_TASK BRIEF_. Transcribe everything in the data word for word. Pictures are left out.

_PROVIDED MATERIAL_.
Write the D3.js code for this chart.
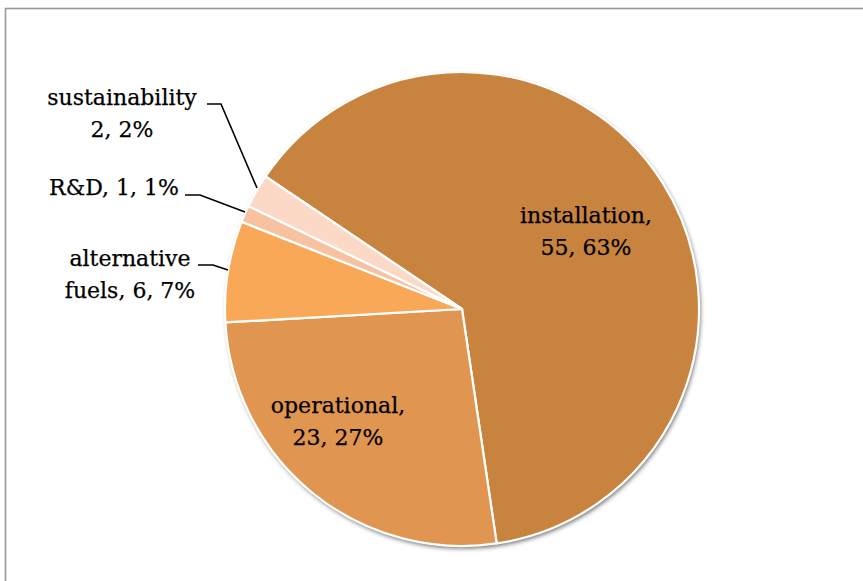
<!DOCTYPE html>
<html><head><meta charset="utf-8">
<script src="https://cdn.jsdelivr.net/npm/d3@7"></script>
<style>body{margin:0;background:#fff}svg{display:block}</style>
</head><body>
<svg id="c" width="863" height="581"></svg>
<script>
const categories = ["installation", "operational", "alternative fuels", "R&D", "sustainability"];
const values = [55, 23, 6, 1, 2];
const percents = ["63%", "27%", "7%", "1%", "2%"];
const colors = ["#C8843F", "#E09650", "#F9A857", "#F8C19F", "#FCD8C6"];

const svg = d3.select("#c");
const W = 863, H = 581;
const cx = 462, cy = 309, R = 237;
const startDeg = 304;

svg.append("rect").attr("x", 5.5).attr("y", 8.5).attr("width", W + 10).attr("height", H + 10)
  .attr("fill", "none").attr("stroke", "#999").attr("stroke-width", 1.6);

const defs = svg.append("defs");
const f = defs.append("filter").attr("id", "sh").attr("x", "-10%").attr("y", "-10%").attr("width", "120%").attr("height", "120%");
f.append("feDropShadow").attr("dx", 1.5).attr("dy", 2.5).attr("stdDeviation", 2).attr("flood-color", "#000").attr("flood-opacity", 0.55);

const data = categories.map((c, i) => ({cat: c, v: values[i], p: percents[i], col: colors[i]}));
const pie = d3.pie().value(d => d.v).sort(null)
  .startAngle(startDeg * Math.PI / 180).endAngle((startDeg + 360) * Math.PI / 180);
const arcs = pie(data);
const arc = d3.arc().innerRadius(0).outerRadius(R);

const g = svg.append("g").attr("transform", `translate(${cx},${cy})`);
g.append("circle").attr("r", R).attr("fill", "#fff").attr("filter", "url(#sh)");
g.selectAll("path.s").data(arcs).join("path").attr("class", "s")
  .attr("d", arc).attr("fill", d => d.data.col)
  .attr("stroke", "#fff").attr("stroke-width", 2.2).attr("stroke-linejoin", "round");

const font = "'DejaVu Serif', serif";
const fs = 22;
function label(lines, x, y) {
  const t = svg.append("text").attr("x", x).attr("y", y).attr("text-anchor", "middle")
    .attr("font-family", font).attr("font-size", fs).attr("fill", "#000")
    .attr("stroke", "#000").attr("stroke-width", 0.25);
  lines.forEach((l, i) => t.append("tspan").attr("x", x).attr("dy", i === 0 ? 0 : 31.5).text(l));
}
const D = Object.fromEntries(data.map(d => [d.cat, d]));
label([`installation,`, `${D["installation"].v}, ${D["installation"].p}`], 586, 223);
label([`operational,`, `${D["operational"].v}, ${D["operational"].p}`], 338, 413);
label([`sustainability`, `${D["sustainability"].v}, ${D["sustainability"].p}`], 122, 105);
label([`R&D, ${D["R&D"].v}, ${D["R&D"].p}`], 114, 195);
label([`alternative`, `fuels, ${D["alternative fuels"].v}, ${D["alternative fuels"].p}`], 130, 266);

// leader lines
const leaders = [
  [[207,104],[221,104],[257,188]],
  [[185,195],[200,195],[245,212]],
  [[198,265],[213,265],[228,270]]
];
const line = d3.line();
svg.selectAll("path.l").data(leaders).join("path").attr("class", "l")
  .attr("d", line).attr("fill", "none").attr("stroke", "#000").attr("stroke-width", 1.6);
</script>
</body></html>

_RESPONSE TO THIS TASK_.
Write the D3.js code for this chart.
<!DOCTYPE html>
<html><head><meta charset="utf-8">
<script src="https://cdn.jsdelivr.net/npm/d3@7"></script>
<style>body{margin:0;background:#fff}svg{display:block}</style>
</head><body>
<svg id="c" width="863" height="581"></svg>
<script>
const categories = ["installation", "operational", "alternative fuels", "R&D", "sustainability"];
const values = [55, 23, 6, 1, 2];
const percents = ["63%", "27%", "7%", "1%", "2%"];
const colors = ["#C8843F", "#E09650", "#F9A857", "#F8C19F", "#FCD8C6"];

const svg = d3.select("#c");
const W = 863, H = 581;
const cx = 462, cy = 309, R = 237;
const startDeg = 304;

svg.append("rect").attr("x", 5.5).attr("y", 8.5).attr("width", W + 10).attr("height", H + 10)
  .attr("fill", "none").attr("stroke", "#999").attr("stroke-width", 1.6);

const defs = svg.append("defs");
const f = defs.append("filter").attr("id", "sh").attr("x", "-10%").attr("y", "-10%").attr("width", "120%").attr("height", "120%");
f.append("feDropShadow").attr("dx", 1.5).attr("dy", 2.5).attr("stdDeviation", 2).attr("flood-color", "#000").attr("flood-opacity", 0.55);

const data = categories.map((c, i) => ({cat: c, v: values[i], p: percents[i], col: colors[i]}));
const pie = d3.pie().value(d => d.v).sort(null)
  .startAngle(startDeg * Math.PI / 180).endAngle((startDeg + 360) * Math.PI / 180);
const arcs = pie(data);
const arc = d3.arc().innerRadius(0).outerRadius(R);

const g = svg.append("g").attr("transform", `translate(${cx},${cy})`);
g.append("circle").attr("r", R).attr("fill", "#fff").attr("filter", "url(#sh)");
g.selectAll("path.s").data(arcs).join("path").attr("class", "s")
  .attr("d", arc).attr("fill", d => d.data.col)
  .attr("stroke", "#fff").attr("stroke-width", 2.2).attr("stroke-linejoin", "round");

const font = "'DejaVu Serif', serif";
const fs = 22;
function label(lines, x, y) {
  const t = svg.append("text").attr("x", x).attr("y", y).attr("text-anchor", "middle")
    .attr("font-family", font).attr("font-size", fs).attr("fill", "#000")
    .attr("stroke", "#000").attr("stroke-width", 0.25);
  lines.forEach((l, i) => t.append("tspan").attr("x", x).attr("dy", i === 0 ? 0 : 31.5).text(l));
}
const D = Object.fromEntries(data.map(d => [d.cat, d]));
label([`installation,`, `${D["installation"].v}, ${D["installation"].p}`], 586, 223);
label([`operational,`, `${D["operational"].v}, ${D["operational"].p}`], 338, 413);
label([`sustainability`, `${D["sustainability"].v}, ${D["sustainability"].p}`], 122, 105);
label([`R&D, ${D["R&D"].v}, ${D["R&D"].p}`], 114, 195);
label([`alternative`, `fuels, ${D["alternative fuels"].v}, ${D["alternative fuels"].p}`], 130, 266);

// leader lines
const leaders = [
  [[207,104],[221,104],[257,188]],
  [[185,195],[200,195],[245,212]],
  [[198,265],[213,265],[228,270]]
];
const line = d3.line();
svg.selectAll("path.l").data(leaders).join("path").attr("class", "l")
  .attr("d", line).attr("fill", "none").attr("stroke", "#000").attr("stroke-width", 1.6);
</script>
</body></html>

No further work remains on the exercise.